Readers can detect non-Hexz files with a single 4-byte read before attempting any deserialization, preventing crashes or misinterpretation:

let mut magic = [0u8; 4];
file.read_exact(&mut magic)?;
if &magic != MAGIC_BYTES {
    return Err(Error::InvalidMagic { found: magic });
}

§Corruption Detection

If the magic bytes are corrupted, the file is likely unrecoverable and should be rejected immediately rather than attempting to parse garbage data.

§File Type Identification

Operating systems and tools (e.g., file(1)) can identify .hxz files by searching for the HEXZ signature, even if the file extension is wrong.

§Endianness Independence

The ASCII signature avoids byte-order ambiguity. Unlike a numeric magic number (e.g., 0x4845585A), the byte sequence is identical on little-endian and big-endian systems.

§Header Size Calculation

The header is fixed at 4096 bytes (4 KB) for several reasons:

§Alignment Benefits

  • Page alignment: Matches common OS page size (4096 bytes on x86/ARM)
  • Block alignment: Compatible with 4KB block storage devices
  • DMA efficiency: Hardware I/O transfers work optimally on page boundaries

§Padding Strategy

The actual serialized Header is typically 200-500 bytes. The remaining space is zero-padded, providing:

  • Forward compatibility: New header fields can be added without changing the header size, preserving alignment properties
  • Metadata expansion: Optional fields (encryption params, signatures) fit within the fixed 4096-byte envelope

§Read Performance

Fixed-size headers enable predictable I/O patterns:

// Single aligned read for header
let mut header_buf = vec![0u8; HEADER_SIZE];
file.read_exact(&mut header_buf)?;
let header: Header = bincode::deserialize(&header_buf[4..])?;

§Backward Compatibility Guarantee

These constants are immutable across all Hexz versions:

  • MAGIC_BYTES must always be b"HEXZ" (changing this creates a new file format)
  • HEADER_SIZE must always be 4096 (changing this breaks offset calculations)

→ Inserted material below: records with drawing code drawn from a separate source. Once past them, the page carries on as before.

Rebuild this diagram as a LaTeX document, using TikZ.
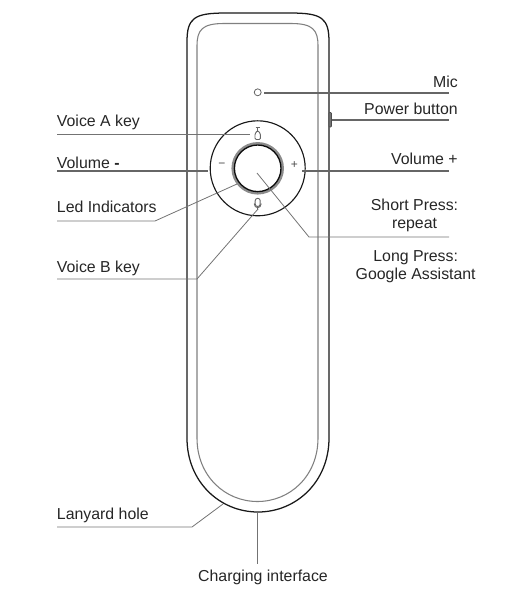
\documentclass[tikz,border=0pt]{standalone}
\usepackage{fontspec}
\setmainfont{Liberation Sans}
\tikzset{
  lbl/.style={inner sep=0pt,font=\fontsize{11.9pt}{13.9pt}\selectfont,text=black!85,align=center},
  lblW/.style={lbl,anchor=base west},
  lblE/.style={lbl,anchor=base east},
  body/.style={draw=black!90,line width=0.95pt},
  innerline/.style={draw=black!50,line width=0.8pt},
  thick lead/.style={draw=black!60,line width=1.1pt},
  thin lead/.style={draw=black!55,line width=0.6pt},
  icon/.style={draw=black!60,line width=0.7pt},
  keysign/.style={inner sep=0pt,font=\fontsize{9pt}{10pt}\selectfont,text=black!70},
}
\begin{document}
\begin{tikzpicture}[x=0.75pt,y=-0.75pt]
\useasboundingbox (0,0) rectangle (517,593);
% body
\draw[body] (187,42) .. controls (187,18) and (194,13) .. (226,13) -- (290,13) .. controls (322,13) and (329,18) .. (329,42)
  -- (329,438) .. controls (329,482) and (296,512) .. (258,512) .. controls (220,512) and (187,482) .. (187,438) -- cycle;
\draw[innerline] (197,46) .. controls (197,30) and (202,23.5) .. (224,23.5) -- (291,23.5) .. controls (313,23.5) and (318,30) .. (318,46)
  -- (318,438) .. controls (318,476) and (290,501.5) .. (257.5,501.5) .. controls (225,501.5) and (197,476) .. (197,438) -- cycle;
% power button
\draw[draw=black!70,fill=black!55,line width=0.4pt,rounded corners=0.6pt] (329,112.5) rectangle (331.5,127);
\coordinate (pw) at (331.5,120);
% keypad
\draw[draw=black!90,line width=0.85pt] (257.7,168.3) circle (47.5);
\draw[draw=black!45,line width=1.9pt] (257.7,168.3) circle (25);
\draw[draw=black!95,line width=1pt] (257.7,168.3) circle (23.3);
\node[circle,draw=black!60,line width=0.6pt,minimum size=5.2pt,inner sep=0pt] (mic) at (257.7,92.3) {};
\node[keysign] (minus) at (221.8,165) {−};
\node[keysign] (plus) at (294.3,165) {+};
% voice A icon
\draw[icon] (255.5,127.3) -- (260,127.3) (257.7,127.3) -- (257.7,130.5);
\draw[icon,rounded corners=0.9pt] (255,139.5) -- (255,133.5) -- (257.7,130.5) -- (260.4,133.5) -- (260.4,139.5) -- cycle;
% voice B icon
\draw[icon,rounded corners=1.8pt] (255.2,198.3) rectangle (260.2,206.5);
\draw[icon] (254.2,203.5) .. controls (254.2,209) and (261.2,209) .. (261.2,203.5) (257.7,207.5) -- (257.7,210);
% labels
\node[lblW] (va) at (56.7,126.7) {Voice A key};
\node[lblW] (vm) at (56.7,168) {Volume {\bfseries -}};
\node[lblW] (led) at (56.7,212.7) {Led Indicators};
\node[lblW] (vb) at (56.7,272) {Voice B key};
\node[lblW] (lh) at (56.7,519) {Lanyard hole};
\node[lblE] (mc) at (458,87) {Mic};
\node[lblE] (pb) at (458,114) {Power button};
\node[lblE] (vp) at (458,164) {Volume +};
\node[lbl] (sp) at (414.5,215.5) {Short Press:\\repeat};
\node[lbl] (lp) at (415.7,266.5) {Long Press:\\Google Assistant};
\node[lbl,anchor=base] (ci) at (263,581) {Charging interface};
% anchors
\coordinate (vaL) at (57,134); \coordinate (vaT) at (250,134);
\coordinate (vmL) at (57,171); \coordinate (vmT) at (208,171);
\coordinate (ledL) at (57,221); \coordinate (ledK) at (155,221); \coordinate (ledT) at (237,184);
\coordinate (vbL) at (57,279); \coordinate (vbK) at (197,279); \coordinate (vbT) at (258,209);
\coordinate (lhL) at (57,527); \coordinate (lhK) at (192,527); \coordinate (lhT) at (223,504);
\coordinate (micL) at (264,93); \coordinate (micR) at (449,93); \coordinate (pwR) at (449,120);
\coordinate (vpT) at (302,171); \coordinate (vpR) at (449,171);
\coordinate (cT) at (257,173); \coordinate (cK) at (309,237); \coordinate (cR) at (449,237);
\coordinate (ciT) at (257,512.5); \coordinate (ciB) at (257,564);
% leaders
\draw[thin lead] (vaL) -- (vaT);
\draw[thick lead] (vmL) -- (vmT);
\draw[thin lead] (ledL) -- (ledK) -- (ledT);
\draw[thin lead] (vbL) -- (vbK) -- (vbT);
\draw[thin lead] (lhL) -- (lhK) -- (lhT);
\draw[thick lead] (micL) -- (micR);
\draw[thick lead] (pw) -- (pwR);
\draw[thick lead] (vpT) -- (vpR);
\draw[thin lead] (cT) -- (cK) -- (cR);
\draw[thin lead] (ciT) -- (ciB);
\end{tikzpicture}
\end{document}
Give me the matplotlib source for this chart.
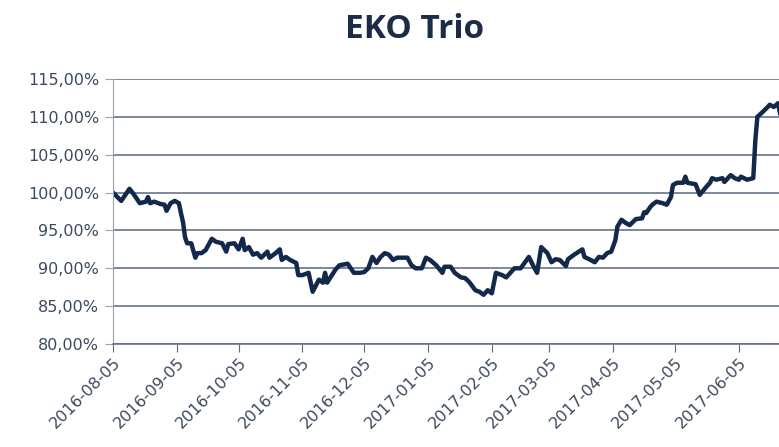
import matplotlib
matplotlib.use("Agg")
import matplotlib.pyplot as plt
import matplotlib.dates as mdates
import matplotlib.ticker as mticker
import pandas as pd

# Data
start_date = "2016-08-05"
day_offsets = [0, 4, 8, 10, 13, 16, 17, 18, 20, 23, 25, 26, 28, 30, 32, 33, 34, 35, 36, 38,
               40, 41, 43, 45, 48, 50, 53, 55, 56, 59, 61, 63, 64, 66, 68, 70, 72, 75, 76, 79,
               81, 82, 84, 86, 89, 90, 92, 95, 97, 100, 102, 103, 104, 108, 110, 114, 117, 120,
               122, 124, 126, 128, 130, 132, 134, 136, 138, 143, 145, 147, 150, 152, 154, 157,
               160, 161, 164, 166, 169, 171, 173, 176, 178, 180, 182, 184, 186, 189, 191, 193,
               195, 198, 202, 204, 206, 208, 211, 213, 215, 217, 220, 221, 224, 228, 229, 232,
               234, 236, 238, 240, 242, 244, 245, 247, 249, 251, 254, 257, 258, 259, 261, 262,
               264, 267, 269, 271, 272, 274, 277, 278, 279, 283, 285, 288, 290, 291, 293, 296,
               297, 300, 302, 304, 305, 308, 311, 312, 313, 315, 318, 319, 321, 323, 324]
values = [100.0, 98.9, 100.5, 99.8, 98.6, 98.8, 99.4, 98.6, 98.8, 98.5, 98.4, 97.6, 98.6, 98.9,
          98.6, 97.3, 96.1, 94.1, 93.3, 93.3, 91.4, 92.0, 92.0, 92.4, 93.9, 93.5, 93.3, 92.2,
          93.2, 93.3, 92.5, 93.9, 92.4, 92.8, 91.8, 92.0, 91.4, 92.2, 91.4, 92.0, 92.5, 91.1,
          91.5, 91.1, 90.7, 89.1, 89.1, 89.4, 86.9, 88.5, 88.1, 89.4, 88.1, 89.8, 90.4, 90.6,
          89.4, 89.4, 89.5, 90.0, 91.5, 90.7, 91.5, 92.0, 91.8, 91.1, 91.4, 91.4, 90.4, 90.0,
          90.0, 91.4, 91.1, 90.4, 89.4, 90.2, 90.2, 89.4, 88.8, 88.7, 88.2, 87.1, 86.9, 86.5,
          87.1, 86.7, 89.4, 89.1, 88.8, 89.4, 90.0, 90.0, 91.5, 90.4, 89.4, 92.8, 92.0, 90.8,
          91.2, 91.1, 90.3, 91.2, 91.8, 92.5, 91.5, 91.1, 90.8, 91.5, 91.4, 92.0, 92.2, 93.7,
          95.5, 96.4, 96.0, 95.7, 96.5, 96.6, 97.4, 97.3, 98.1, 98.4, 98.8, 98.6, 98.4, 99.4,
          101.0, 101.3, 101.3, 102.1, 101.3, 101.1, 99.7, 100.7, 101.3, 101.9, 101.7, 101.9,
          101.4, 102.3, 101.9, 101.7, 102.1, 101.7, 101.9, 106.9, 110.0, 110.5, 111.3, 111.6,
          111.3, 111.8, 110.5]

dates = pd.Timestamp(start_date) + pd.to_timedelta(day_offsets, unit="D")

navy = "#13294b"
grid_col = "#5a6a80"
text_col = "#3b4a5e"

fig = plt.figure(figsize=(7.79, 4.47), dpi=100)
ax = fig.add_axes([113 / 779, 1 - 344 / 447, 1 - 113 / 779, (344 - 79) / 447])

ax.plot(dates, values, color=navy, lw=3.2, solid_joinstyle="round")

ax.set_ylim(80, 115)
ax.set_xlim(pd.Timestamp(start_date), pd.Timestamp(start_date) + pd.Timedelta(days=323.5))
ax.yaxis.set_major_locator(mticker.MultipleLocator(5))
ax.yaxis.set_major_formatter(
    mticker.FuncFormatter(lambda v, p: f"{v:.2f}%".replace(".", ",")))
ax.xaxis.set_major_locator(mdates.MonthLocator(bymonthday=5))
ax.xaxis.set_major_formatter(mdates.DateFormatter("%Y-%m-%d"))

ax.grid(axis="y", color=grid_col, lw=1.1)
ax.set_axisbelow(True)
for side in ["top", "right"]:
    ax.spines[side].set_visible(False)
ax.spines["left"].set_color("#9aa3ae")
ax.spines["bottom"].set_color(grid_col)
ax.spines["bottom"].set_linewidth(1.1)

ax.tick_params(axis="y", length=6, color="#9aa3ae", labelsize=11.5, labelcolor=text_col, pad=4)
ax.tick_params(axis="x", length=6, color=grid_col, labelsize=11.5, labelcolor=text_col, pad=2)
for lbl in ax.get_xticklabels():
    lbl.set_rotation(45)
    lbl.set_ha("right")
    lbl.set_rotation_mode("anchor")

fig.text(415 / 779, 1 - 30 / 447, "EKO Trio", ha="center", va="center",
         fontsize=24, fontweight="bold", color="#1c2c46", family="Open Sans")

fig.savefig("out.png", dpi=100)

The [FORMAT_VERSION] constant, however, can and will change to indicate format evolution. Version checking logic is in crate::format::version.

§Security Considerations

§Magic Byte Spoofing

An attacker could create a malicious file with valid magic bytes but corrupted or adversarial header data. Defenses include:

  • Version checking: Reject unknown versions (see crate::format::version::check_version)
  • Checksum verification: Validate block checksums before decompression
  • Bounds checking: Ensure all offsets/lengths are within file size

§Header Parsing Robustness

The bincode deserializer must handle truncated, oversized, or malformed headers gracefully. Always deserialize with size limits:

let config = bincode::config::standard().with_limit(HEADER_SIZE as u64);
let header: Header = bincode::decode_from_slice(&header_buf, config)?;

§File Type Registration

For integration with system file-type databases:

§MIME Type (Proposed)

application/x-hexz-snapshot

§Magic Database Entry (/etc/magic)

0       string  HEXZ            Hexz snapshot file
>4      ulelong x               \b, version %d

§File Extension

The conventional extension is .hxz, though the format does not require it.

§Examples

§Validating Magic Bytes

use hexz_core::format::magic::MAGIC_BYTES;

let file_header = b"HEXZ..."; // First bytes of a file
assert_eq!(&file_header[..4], MAGIC_BYTES);

§Header Offset Calculation

use hexz_core::format::magic::HEADER_SIZE;

// First compressed block starts immediately after header
let first_block_offset = HEADER_SIZE;
assert_eq!(first_block_offset, 4096);

§File Format Detection

use std::fs::File;
use std::io::Read;
use hexz_core::format::magic::MAGIC_BYTES;

fn is_hexz_file(path: &Path) -> std::io::Result<bool> {
    let mut file = File::open(path)?;
    let mut magic = [0u8; 4];
    file.read_exact(&mut magic)?;
    Ok(&magic == MAGIC_BYTES)
}

§Reader Implementation

use hexz_core::format::magic::{MAGIC_BYTES, HEADER_SIZE, FORMAT_VERSION};
use hexz_core::format::header::Header;
use hexz_core::error::Error;

fn read_header(file: &mut File) -> Result<Header, Error> {
    // Read full header region (magic + serialized header)
    let mut buf = vec![0u8; HEADER_SIZE];
    file.read_exact(&mut buf)?;

    // Validate magic bytes
    if &buf[0..4] != MAGIC_BYTES {
        return Err(Error::InvalidMagic {
            found: buf[0..4].try_into().unwrap(),
        });
    }

    // Deserialize header (bytes 4..4096)
    let header: Header = bincode::deserialize(&buf[4..])?;

    // Validate version
    if header.version != FORMAT_VERSION {
        return Err(Error::UnsupportedVersion {
            found: header.version,
            supported: FORMAT_VERSION,
        });
    }

    Ok(header)
}

Constants§

FORMAT_VERSION
Format version number for snapshots written by this build.
HEADER_SIZE
Size of the fixed header region at the start of snapshot files.
MAGIC_BYTES
File signature identifying Hexz snapshot files.